Solide Basis für dieses Unterfangen bildeten vor Baubeginn im Frühjahr 2023 eine genaue Untersuchung und Kartografierung des Bestandsmauerwerks, das anschließend in Handarbeit wieder ausgebessert wurde. Aufgefundene Putzreste wurden sorgsam konserviert, die Ziegelsichtigkeit blieb dennoch erhalten, indem man zum Schutz der Mauer nur eine helle Schutzschlemme auftrug, die eine farbliche Homogenisierung der Fassade bewirkt. Die Steinbrüstungen der Öffnungen sind wie die schmiedeeisernen Fenstergitter großteils erhalten, wurden gereinigt und ergänzt. Auch das Rundbogen-Steinportal steht nun wieder erwartungsvoll offen, die nach innen versetzte Glastür hält respektvoll Abstand und gibt durch das Gebäude hindurch den Blick ins Grüne frei.
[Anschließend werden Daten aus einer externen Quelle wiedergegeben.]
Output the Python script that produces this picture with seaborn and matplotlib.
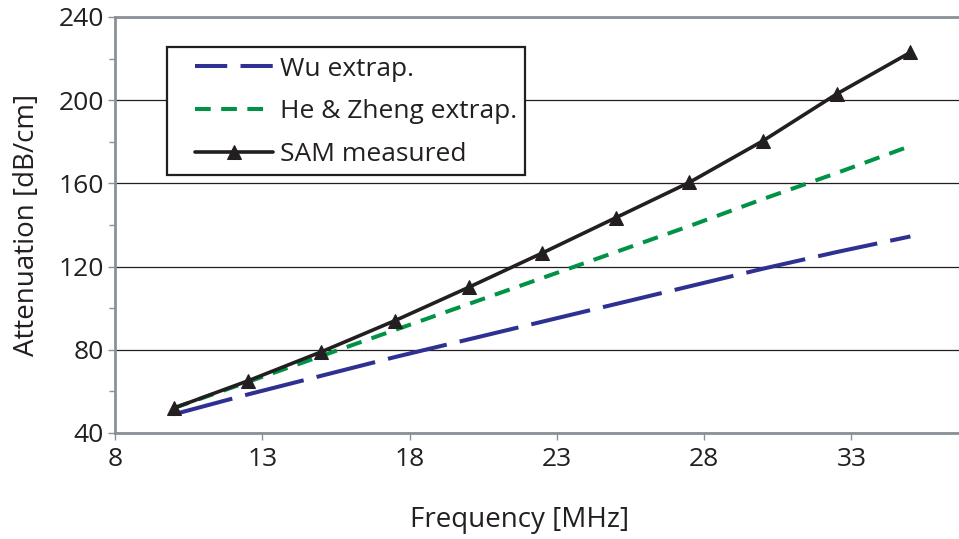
import numpy as np
import pandas as pd
import matplotlib
matplotlib.use("Agg")
import matplotlib.pyplot as plt
import matplotlib.patches as mpatches
import seaborn as sns
from matplotlib.ticker import MultipleLocator

freq = [10, 12.5, 15, 17.5, 20, 22.5, 25, 27.5, 30, 32.5, 35]
wu = [49, 58.5, 67.5, 76.5, 85, 93.5, 102, 110.5, 119, 127, 134.5]
he_zheng = [52, 64.5, 77, 89.5, 102, 114.5, 127, 139.5, 152.5, 165, 178]
sam = [52, 65, 79, 94, 110, 126.5, 143.5, 160.5, 180.5, 203, 223]
x_ticks = [8, 13, 18, 23, 28, 33]
y_ticks = [40, 80, 120, 160, 200, 240]

sns.set_theme(style="white")
plt.rcParams['font.family'] = ['Open Sans', 'DejaVu Sans']

W, H = 959, 539
fig = plt.figure(figsize=(9.59, 5.39), dpi=100)
ax = fig.add_axes([115/W, 1-433/H, 844/W, (433-17)/H])

df = pd.DataFrame({"f": freq, "wu": wu, "hz": he_zheng, "sam": sam})
sns.lineplot(data=df, x="f", y="wu", ax=ax, color="#2e3192", lw=2.9,
             label="Wu extrap.")
ax.lines[-1].set_dashes([15.0, 3.3])
sns.lineplot(data=df, x="f", y="hz", ax=ax, color="#009245", lw=2.9,
             label="He & Zheng extrap.")
ax.lines[-1].set_dashes([3.9, 2.6])
sns.lineplot(data=df, x="f", y="sam", ax=ax, color="#231f20", lw=2.6,
             marker="^", markersize=10, markeredgecolor="#231f20",
             label="SAM measured")

ax.set_xlim(8, 36.65)
ax.set_ylim(40, 240)
ax.set_xticks(x_ticks)
ax.set_yticks(y_ticks)
ax.yaxis.set_minor_locator(MultipleLocator(20))
ax.grid(axis="y", which="major", color="#231f20", lw=0.9)
ax.set_axisbelow(True)

spine_c = "#8a9096"
for s in ["left", "bottom", "top"]:
    ax.spines[s].set_color(spine_c)
    ax.spines[s].set_linewidth(2)
ax.spines["right"].set_visible(False)

ax.tick_params(axis="both", which="major", direction="out", length=5, width=1,
               color=spine_c, labelsize=19, labelcolor="#231f20", pad=3)
ax.tick_params(axis="x", which="major", pad=5)
ax.tick_params(axis="y", which="minor", direction="out", length=4, width=1,
               color=spine_c, left=True)
ax.tick_params(axis="x", bottom=True)
ax.tick_params(axis="y", left=True)

ax.set_xlabel("Frequency [MHz]", fontsize=20, color="#231f20", va="top")
ax.xaxis.set_label_coords((520-115)/844, -0.175)
ax.set_ylabel("Attenuation [dB/cm]", fontsize=20, color="#231f20", va="center")
ax.yaxis.set_label_coords(-(115-27)/844, 0.5)

# legend frame drawn separately (pixel box 167..525 x 47..175)
frame = mpatches.Rectangle(((167-115)/844, (433-175)/416), (525-167)/844, (175-47)/416,
                           transform=ax.transAxes, facecolor="white",
                           edgecolor="#231f20", lw=1.6, zorder=4)
ax.add_patch(frame)

leg = ax.legend(loc="upper left", bbox_to_anchor=((195-115)/844, (433-56.5)/416),
                fontsize=19, frameon=False, borderaxespad=0, borderpad=0,
                handlelength=2.95, handletextpad=0.27, labelspacing=0.68)
leg.set_zorder(5)
leg.get_lines()[0].set_dashes([8.0, 3.3])
for t in leg.get_texts():
    t.set_color("#231f20")

fig.savefig("out.png", dpi=100)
Rund um das Refektorium haben die Landschaftsarchitekten von ZwoPK die Gestaltung eines unmittelbaren Überganges in den Wald übernommen. Auf dem Vorplatz zitiert ein Pflanztrog inklusive Sitzbank um einen Baum eine historische Darstellung des Eingangsbereichs. Auffällig sind die vielen Radabstellplätze: Es gibt zwar eine schmale Zufahrt, aber bis auf einen einzigen barrierefreien keine weiteren Parkplätze – die Ruhe des Ortes sollte gewahrt bleiben. An der Nordseite erweisen große, streng anmutende Fensterbögen den ehemaligen Arkaden ihre Reverenz. Als Gegenstück zum alten Ziegelbau wurde hier künstlicher Stein in Form von Dämmbeton verwendet. Der so erlangte Verzicht auf Vollwärmeschutz und Putz erzeugt einen materiellen und farblichen Dialog der zeitgenössischen Formensprache mit dem Bestand, besonders gut ablesbar an den beiden Giebelwänden.

Da das Bestandsmauerwerk für heutige Lastannahmen nicht mehr tauglich war, wurde eine Sargdeckelkonstruktion vorgenommen: Decken und Querwände des unteren Dachgeschoßes wurden so ausgebildet, dass sie nicht nur Alt- und Neubau zusammenhalten, sondern auch die Last des Holzdachstuhls abtragen. Das Dach wurde wie zuvor als Schopfwalm ausgeführt, von hier aus blickt man in die Kronen der Bäume. Die Haustechnik ist dem Denkmalschutz untergeordnet, aber dennoch ökologisch: 21 Tiefensonden versorgen die Wärmepumpenanlage, Heizung wie Kühlung erfolgen über den Fußboden. Eine der Reduktionen des technischen Aufwands wird durch schmale seitliche Öffnungen an den Türen erzielt, die gekühlte Luft vom Gang ins Zimmer lenken. Niederschlagswässer werden in die beiden Teiche des Naherholungsgebiets geleitet, die oft auszutrocknen drohten. Im Herzstück des Gebäudes, im ehemaligen Speisesaal und heutigen Hörsaal im Erdgeschoß, werden also statt einer klösterlichen Tischlesung ab September Vorlesungen gehalten.